SAR zone, off the Libyan coast - 2016
The clandestine sea route that separates Libya from Italy is the most deadly in the Mediterranean for migrants. In 2016 alone, more than five thousand people lost their lives trying to cross those waters, according to the United Nations.
Thousands of people, mostly from sub-Saharan countries but also from Syria, Libya, Egypt, Bangladesh and Sudan, are forced to pay to climb aboard overcrowded plastic or wooden pateras (precarious small boats) off the Libyan coasts: it is their only chance to reach the coasts of Europe.
When they embark, they have already left behind a long journey that has taken them from their countries of origin to Libya. Kidnappings, torture, rape, imprisonment, death and murder of family members, friends or fellow travellers. There are as many testimonies of atrocities as there are people forced to use this clandestine route, because in the 21st century we are still incapable of conceiving a world without borders.
These images show two rescue operations aboard the Astral, an old sail-boat designed for exploratory trips, which was subsequently used as a luxury and recreational vessel and finally converted into a rescue ship by the Spanish NGO Proactiva Open Arms.

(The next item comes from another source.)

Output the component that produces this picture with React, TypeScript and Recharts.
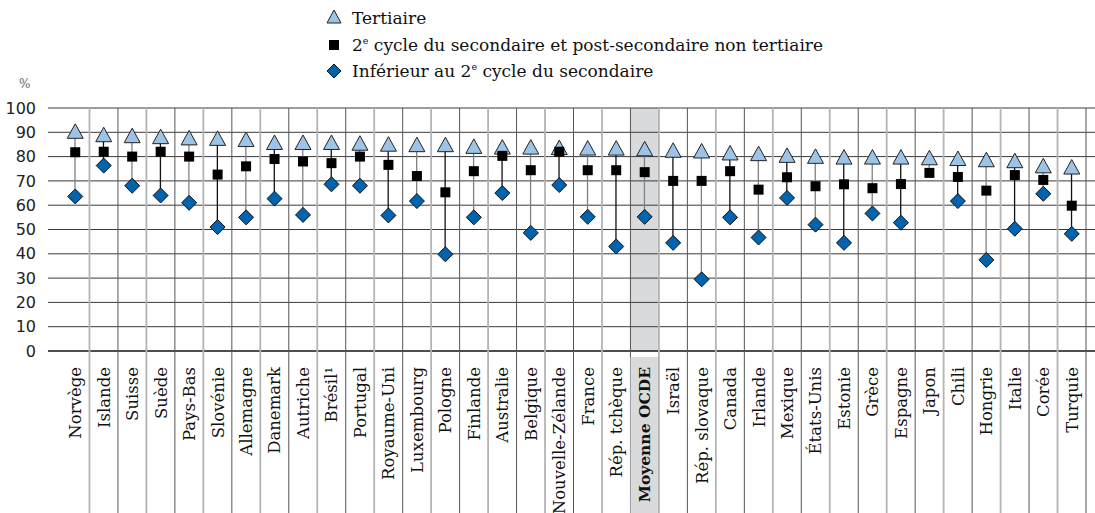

The rubber boats that migrants are forced on to in Libya by human traffickers do not have the capacity to reach Italy, and the chances of sinking or capsizing are very high.
There is a huge SAR zone (Search and Rescue Zone), covering an area of more than 100.000 nautical miles, off the coast of Libya. Several non-governmental organisations operate in the area, coordinated by the Italian Navy, whose sole objective is to carry out sea rescue operations. There are people dying in those waters and they must be rescued.
These photographs reflect just an instant in the long journey travelled from different places by each of the people we met, who happened to coincide at the time of crossing the Central Mediterranean. They reflect the instant in which a rescue team locates people on board a patera, in serious risk of death, and goes on to do the most important thing they can do at sea: sustain life.